Risk Management

First, Madoff. Now? His Accountant.

Federal prosecutors arrest David Friehling on charges that could lead to 105 years in prison, while SEC files its own false-representation allegati...
Stephen TaubMarch 18, 2009

Federal prosecutors turned from Bernard Madoff — now in jail awaiting sentencing — and arrested his accountant on charges of aiding and abetting Madoff’s alleged $50 billion pyramid investment scheme.

David G. Friehling, who surrendered this morning, was charged with six counts of securities fraud, aiding and abetting investment-adviser fraud, and filing false audit reports with the Securities and Exchange Commission, according to Lev L. Dassin, acting U.S. attorney for the Southern District of New York.

In a separate civil complaint, the SEC charged the auditor with committing securities fraud by falsely representing that they had conducted legitimate audits, when in fact they had not.

According to the criminal complaint, Friehling was the sole practitioner at Friehling & Horowitz, which from 1991 through 2008 was retained by Bernard L. Madoff Investment Securities LLC to audit its financial statements. Friehling falsely certified that he had prepared audited financial statements, including balance sheets, statements of income, statements of cash flows, and reports on internal control, it is charged. The Madoff firm paid Friehling about $12,000 to $14,500 per month for his services between 2004 and 2007, according to prosecutors.

They allege that Friehling failed to conduct audits that complied with GAAS and GAAP by failing to conduct independent verification of the Madoff firm’s assets; review material sources of its revenue, including commissions; examine a bank account through which billions of dollars of its client funds flowed; verify liabilities related to its client accounts; and verify purchase and custody of securities.

Friehling, who faces up to 105 years in prison, was also accused of failing to test internal controls, including areas such as the Madoff firm’s redemption of client funds, the payment of invoices for corporate expenses, or the purchase of securities on behalf of its clients. The accountant also was accused of not being independent. The government said that he and his wife had an account with Madoff’s firm with a year-end net equity of more than $500,000 — the maximum amount that, under SEC rules, he could have invested with a broker-dealer client and still maintain his independence.
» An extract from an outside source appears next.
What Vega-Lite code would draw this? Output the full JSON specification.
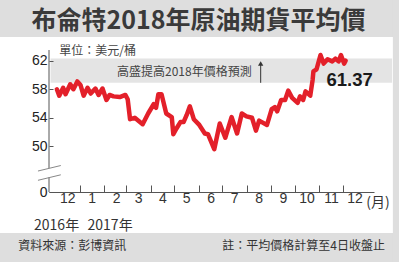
{
  "$schema": "https://vega.github.io/schema/vega-lite/v6.json",
  "width": 325,
  "height": 142,
  "autosize": {"type": "none"},
  "padding": {"left": 49, "top": 50, "right": 25, "bottom": 70},
  "background": "#ffffff",
  "config": {
    "view": {"stroke": null},
    "font": "Noto Sans CJK TC",
    "axis": {"labelOverlap": false, "labelBound": false, "labelFlush": false}
  },
  "data": {"values": [{"note": "annotation"}]},
  "resolve": {"axis": {"x": "independent", "y": "independent"}},
  "datasets": {
    "brent": [
      {"date": "2016-12-03", "price": 58.0},
      {"date": "2016-12-06", "price": 57.1},
      {"date": "2016-12-11", "price": 58.2},
      {"date": "2016-12-14", "price": 57.3},
      {"date": "2016-12-20", "price": 58.7},
      {"date": "2016-12-24", "price": 58.0},
      {"date": "2016-12-29", "price": 59.1},
      {"date": "2017-01-02", "price": 58.6},
      {"date": "2017-01-06", "price": 57.1},
      {"date": "2017-01-11", "price": 58.2},
      {"date": "2017-01-15", "price": 57.4},
      {"date": "2017-01-21", "price": 58.1},
      {"date": "2017-01-25", "price": 57.2},
      {"date": "2017-01-30", "price": 58.1},
      {"date": "2017-02-04", "price": 56.5},
      {"date": "2017-02-08", "price": 57.2},
      {"date": "2017-02-13", "price": 57.0},
      {"date": "2017-02-21", "price": 56.9},
      {"date": "2017-02-28", "price": 57.2},
      {"date": "2017-03-03", "price": 56.6},
      {"date": "2017-03-06", "price": 53.8},
      {"date": "2017-03-12", "price": 54.0},
      {"date": "2017-03-22", "price": 53.1},
      {"date": "2017-03-29", "price": 54.6},
      {"date": "2017-04-05", "price": 55.9},
      {"date": "2017-04-08", "price": 55.4},
      {"date": "2017-04-11", "price": 57.3},
      {"date": "2017-04-15", "price": 57.3},
      {"date": "2017-04-21", "price": 54.6},
      {"date": "2017-04-28", "price": 54.1},
      {"date": "2017-04-30", "price": 51.7},
      {"date": "2017-05-04", "price": 52.5},
      {"date": "2017-05-09", "price": 53.4},
      {"date": "2017-05-13", "price": 53.4},
      {"date": "2017-05-17", "price": 54.4},
      {"date": "2017-05-21", "price": 55.6},
      {"date": "2017-05-26", "price": 53.8},
      {"date": "2017-06-02", "price": 53.0},
      {"date": "2017-06-09", "price": 51.8},
      {"date": "2017-06-13", "price": 51.7},
      {"date": "2017-06-21", "price": 49.6},
      {"date": "2017-06-28", "price": 53.2},
      {"date": "2017-07-05", "price": 51.2},
      {"date": "2017-07-13", "price": 54.1},
      {"date": "2017-07-20", "price": 51.8},
      {"date": "2017-07-26", "price": 54.6},
      {"date": "2017-08-01", "price": 54.2},
      {"date": "2017-08-08", "price": 54.0},
      {"date": "2017-08-13", "price": 52.2},
      {"date": "2017-08-17", "price": 53.6},
      {"date": "2017-08-27", "price": 53.0},
      {"date": "2017-09-02", "price": 55.2},
      {"date": "2017-09-06", "price": 55.5},
      {"date": "2017-09-09", "price": 54.9},
      {"date": "2017-09-14", "price": 56.5},
      {"date": "2017-09-19", "price": 56.5},
      {"date": "2017-09-23", "price": 57.8},
      {"date": "2017-09-28", "price": 56.8},
      {"date": "2017-10-05", "price": 56.1},
      {"date": "2017-10-08", "price": 57.0},
      {"date": "2017-10-12", "price": 56.5},
      {"date": "2017-10-15", "price": 57.7},
      {"date": "2017-10-21", "price": 57.1},
      {"date": "2017-10-24", "price": 59.3},
      {"date": "2017-10-25", "price": 60.5},
      {"date": "2017-10-29", "price": 60.8},
      {"date": "2017-11-03", "price": 62.8},
      {"date": "2017-11-07", "price": 61.6},
      {"date": "2017-11-12", "price": 62.2},
      {"date": "2017-11-18", "price": 61.9},
      {"date": "2017-11-22", "price": 62.3},
      {"date": "2017-11-26", "price": 61.9},
      {"date": "2017-11-29", "price": 62.8},
      {"date": "2017-12-03", "price": 61.6},
      {"date": "2017-12-05", "price": 62.0}
    ]
  },
  "layer": [
    {
      "mark": {"type": "rect", "color": "#dedede", "clip": false},
      "encoding": {
        "x": {
          "datum": {"year": 2016, "month": 8, "date": 1, "utc": true}, "type": "temporal",
          "scale": {"type": "utc", "nice": false, "domain": [{"year": 2016, "month": 11, "date": 23, "utc": true}, {"year": 2018, "month": 1, "date": 10, "utc": true}]},
          "axis": {
            "orient": "bottom",
            "values": [
              {"year": 2016, "month": 12, "date": 1, "utc": true},
              {"year": 2017, "month": 1, "date": 1, "utc": true},
              {"year": 2017, "month": 2, "date": 1, "utc": true},
              {"year": 2017, "month": 3, "date": 1, "utc": true},
              {"year": 2017, "month": 4, "date": 1, "utc": true},
              {"year": 2017, "month": 5, "date": 1, "utc": true},
              {"year": 2017, "month": 6, "date": 1, "utc": true},
              {"year": 2017, "month": 7, "date": 1, "utc": true},
              {"year": 2017, "month": 8, "date": 1, "utc": true},
              {"year": 2017, "month": 9, "date": 1, "utc": true},
              {"year": 2017, "month": 10, "date": 1, "utc": true},
              {"year": 2017, "month": 11, "date": 1, "utc": true},
              {"year": 2017, "month": 12, "date": 1, "utc": true}
            ],
            "labelExpr": "utcFormat(datum.value, '%-m')",
            "title": null, "grid": false,
            "ticks": true, "tickSize": -7, "tickColor": "#555555", "tickWidth": 1,
            "tickOpacity": {"condition": {"test": "utcyear(datum.value) == 2016", "value": 0}, "value": 1},
            "domain": true, "domainColor": "#555555", "domainWidth": 1,
            "labelOffset": 12, "labelPadding": 6, "labelFlush": false, "labelOverlap": false, "labelBound": false,
            "labelFont": "Liberation Sans", "labelFontSize": 14, "labelColor": "#333333", "zindex": 1
          }
        },
        "x2": {"datum": {"year": 2018, "month": 5, "date": 1, "utc": true}},
        "y": {
          "datum": 65.32, "type": "quantitative",
          "scale": {"nice": false, "zero": false, "domain": [43.6, 63.5]},
          "axis": {
            "orient": "left",
            "values": [43.6, 50, 54, 58, 62],
            "labelExpr": "datum.value < 45 ? '0' : datum.label",
            "title": null, "grid": false, "domain": false,
            "tickSize": -4, "tickColor": "#555555", "labelPadding": 6,
            "labelOverlap": false, "labelBound": false, "labelFlush": false,
            "labelFont": "Liberation Sans", "labelFontSize": 14, "labelColor": "#222222", "zindex": 1
          }
        },
        "y2": {"datum": 75}
      }
    },
    {
      "mark": {"type": "rect", "color": "#dedede", "clip": false},
      "encoding": {
        "x": {"datum": {"year": 2016, "month": 8, "date": 1, "utc": true}, "type": "temporal", "axis": null},
        "x2": {"datum": {"year": 2018, "month": 5, "date": 1, "utc": true}},
        "y": {"datum": 30, "type": "quantitative", "axis": null},
        "y2": {"datum": 37.85}
      }
    },
    {
      "mark": {"type": "rect", "color": "#dedede", "clip": false},
      "encoding": {
        "x": {"datum": {"year": 2018, "month": 2, "date": 3, "utc": true}, "type": "temporal", "axis": null},
        "x2": {"datum": {"year": 2018, "month": 5, "date": 1, "utc": true}},
        "y": {"datum": 30, "type": "quantitative", "axis": null},
        "y2": {"datum": 75}
      }
    },
    {
      "mark": {"type": "rect", "color": "#e4e4e4", "clip": false},
      "encoding": {
        "x": {"datum": {"year": 2016, "month": 11, "date": 25, "utc": true}, "type": "temporal", "axis": null},
        "x2": {"datum": {"year": 2018, "month": 2, "date": 2, "utc": true}},
        "y": {"datum": 58.9, "type": "quantitative", "axis": null},
        "y2": {"datum": 62.3}
      }
    },
    {
      "mark": {"type": "rule", "color": "#555555", "strokeWidth": 1, "clip": false},
      "encoding": {
        "x": {"datum": {"year": 2016, "month": 11, "date": 23, "utc": true}, "type": "temporal", "axis": null},
        "y": {"datum": 63.5, "type": "quantitative", "axis": null},
        "y2": {"datum": 46.93}
      }
    },
    {
      "mark": {"type": "rule", "color": "#555555", "strokeWidth": 1, "clip": false},
      "encoding": {
        "x": {"datum": {"year": 2016, "month": 11, "date": 23, "utc": true}, "type": "temporal", "axis": null},
        "y": {"datum": 45.66, "type": "quantitative", "axis": null},
        "y2": {"datum": 43.6}
      }
    },
    {
      "mark": {"type": "rule", "color": "#888888", "strokeWidth": 1, "clip": false},
      "encoding": {
        "x": {"datum": {"year": 2016, "month": 11, "date": 9, "utc": true}, "type": "temporal", "axis": null},
        "x2": {"datum": {"year": 2016, "month": 12, "date": 8, "utc": true}},
        "y": {"datum": 46.54, "type": "quantitative", "axis": null},
        "y2": {"datum": 47.31}
      }
    },
    {
      "mark": {"type": "rule", "color": "#888888", "strokeWidth": 1, "clip": false},
      "encoding": {
        "x": {"datum": {"year": 2016, "month": 11, "date": 9, "utc": true}, "type": "temporal", "axis": null},
        "x2": {"datum": {"year": 2016, "month": 12, "date": 8, "utc": true}},
        "y": {"datum": 45.24, "type": "quantitative", "axis": null},
        "y2": {"datum": 46.01}
      }
    },
    {
      "mark": {"type": "rule", "color": "#333333", "strokeWidth": 1, "clip": false},
      "encoding": {
        "x": {"datum": {"year": 2017, "month": 8, "date": 19, "utc": true}, "type": "temporal", "axis": null},
        "y": {"datum": 58.9, "type": "quantitative", "axis": null},
        "y2": {"datum": 61.5}
      }
    },
    {
      "mark": {"type": "point", "shape": "triangle-up", "filled": true, "color": "#333333", "size": 28, "opacity": 1, "clip": false},
      "encoding": {
        "x": {"datum": {"year": 2017, "month": 8, "date": 19, "utc": true}, "type": "temporal", "axis": null},
        "y": {"datum": 61.6, "type": "quantitative", "axis": null}
      }
    },
    {
      "data": {"name": "brent"},
      "mark": {"type": "line", "color": "#e3202a", "strokeWidth": 4.5, "strokeJoin": "round", "strokeCap": "round", "clip": false},
      "encoding": {
        "x": {"field": "date", "type": "temporal", "axis": null},
        "y": {"field": "price", "type": "quantitative", "axis": null}
      }
    },
    {
      "mark": {"type": "text", "text": "布侖特2018年原油期貨平均價", "font": "Noto Sans CJK TC", "fontWeight": "bold", "fontSize": 25, "color": "#3a3a3a", "align": "center", "baseline": "middle", "clip": false},
      "encoding": {
        "x": {"datum": {"year": 2017, "month": 6, "date": 1, "utc": true}, "type": "temporal", "axis": null},
        "y": {"datum": 67.55, "type": "quantitative", "axis": null}
      }
    },
    {
      "mark": {"type": "text", "text": "單位：美元/桶", "font": "Noto Sans CJK TC", "fontSize": 12, "color": "#444444", "align": "left", "baseline": "middle", "clip": false},
      "encoding": {
        "x": {"datum": {"year": 2016, "month": 12, "date": 6, "utc": true}, "type": "temporal", "axis": null},
        "y": {"datum": 63.36, "type": "quantitative", "axis": null}
      }
    },
    {
      "mark": {"type": "text", "text": "高盛提高2018年價格預測", "font": "Noto Sans CJK TC", "fontSize": 12, "color": "#444444", "align": "center", "baseline": "middle", "clip": false},
      "encoding": {
        "x": {"datum": {"year": 2017, "month": 5, "date": 14, "utc": true}, "type": "temporal", "axis": null},
        "y": {"datum": 60.46, "type": "quantitative", "axis": null}
      }
    },
    {
      "mark": {"type": "text", "text": "61.37", "font": "Liberation Sans", "fontWeight": "bold", "fontSize": 18.5, "color": "#1a1a1a", "align": "center", "baseline": "middle", "clip": false},
      "encoding": {
        "x": {"datum": {"year": 2017, "month": 12, "date": 10, "utc": true}, "type": "temporal", "axis": null},
        "y": {"datum": 59.3, "type": "quantitative", "axis": null}
      }
    },
    {
      "mark": {"type": "text", "text": "(月)", "font": "Noto Sans CJK TC", "fontSize": 14, "color": "#333333", "align": "center", "baseline": "middle", "clip": false},
      "encoding": {
        "x": {"datum": {"year": 2018, "month": 1, "date": 15, "utc": true}, "type": "temporal", "axis": null},
        "y": {"datum": 41.99, "type": "quantitative", "axis": null}
      }
    },
    {
      "mark": {"type": "text", "text": "2016年", "font": "Noto Sans CJK TC", "fontSize": 14, "color": "#333333", "align": "left", "baseline": "middle", "clip": false},
      "encoding": {
        "x": {"datum": {"year": 2016, "month": 11, "date": 4, "utc": true}, "type": "temporal", "axis": null},
        "y": {"datum": 38.8, "type": "quantitative", "axis": null}
      }
    },
    {
      "mark": {"type": "text", "text": "2017年", "font": "Noto Sans CJK TC", "fontSize": 14, "color": "#333333", "align": "left", "baseline": "middle", "clip": false},
      "encoding": {
        "x": {"datum": {"year": 2017, "month": 1, "date": 11, "utc": true}, "type": "temporal", "axis": null},
        "y": {"datum": 38.8, "type": "quantitative", "axis": null}
      }
    },
    {
      "mark": {"type": "text", "text": "資料來源：彭博資訊", "font": "Noto Sans CJK TC", "fontSize": 12, "color": "#333333", "align": "left", "baseline": "middle", "clip": false},
      "encoding": {
        "x": {"datum": {"year": 2016, "month": 10, "date": 15, "utc": true}, "type": "temporal", "axis": null},
        "y": {"datum": 36.03, "type": "quantitative", "axis": null}
      }
    },
    {
      "mark": {"type": "text", "text": "註：平均價格計算至4日收盤止", "font": "Noto Sans CJK TC", "fontSize": 12, "color": "#333333", "align": "right", "baseline": "middle", "clip": false},
      "encoding": {
        "x": {"datum": {"year": 2018, "month": 1, "date": 24, "utc": true}, "type": "temporal", "axis": null},
        "y": {"datum": 36.03, "type": "quantitative", "axis": null}
      }
    }
  ]
}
“Mr. Friehling is charged with crimes that represent a serious breach of the investing public’s trust,” said Dassin. “Although Mr. Friehling is not charged with knowledge of the Madoff Ponzi scheme, he is charged with deceiving investors by falsely certifying that he audited the financial statements of Mr. Madoff’s business. Mr. Friehling’s deception helped foster the illusion that Mr. Madoff legitimately invested his clients’ money.”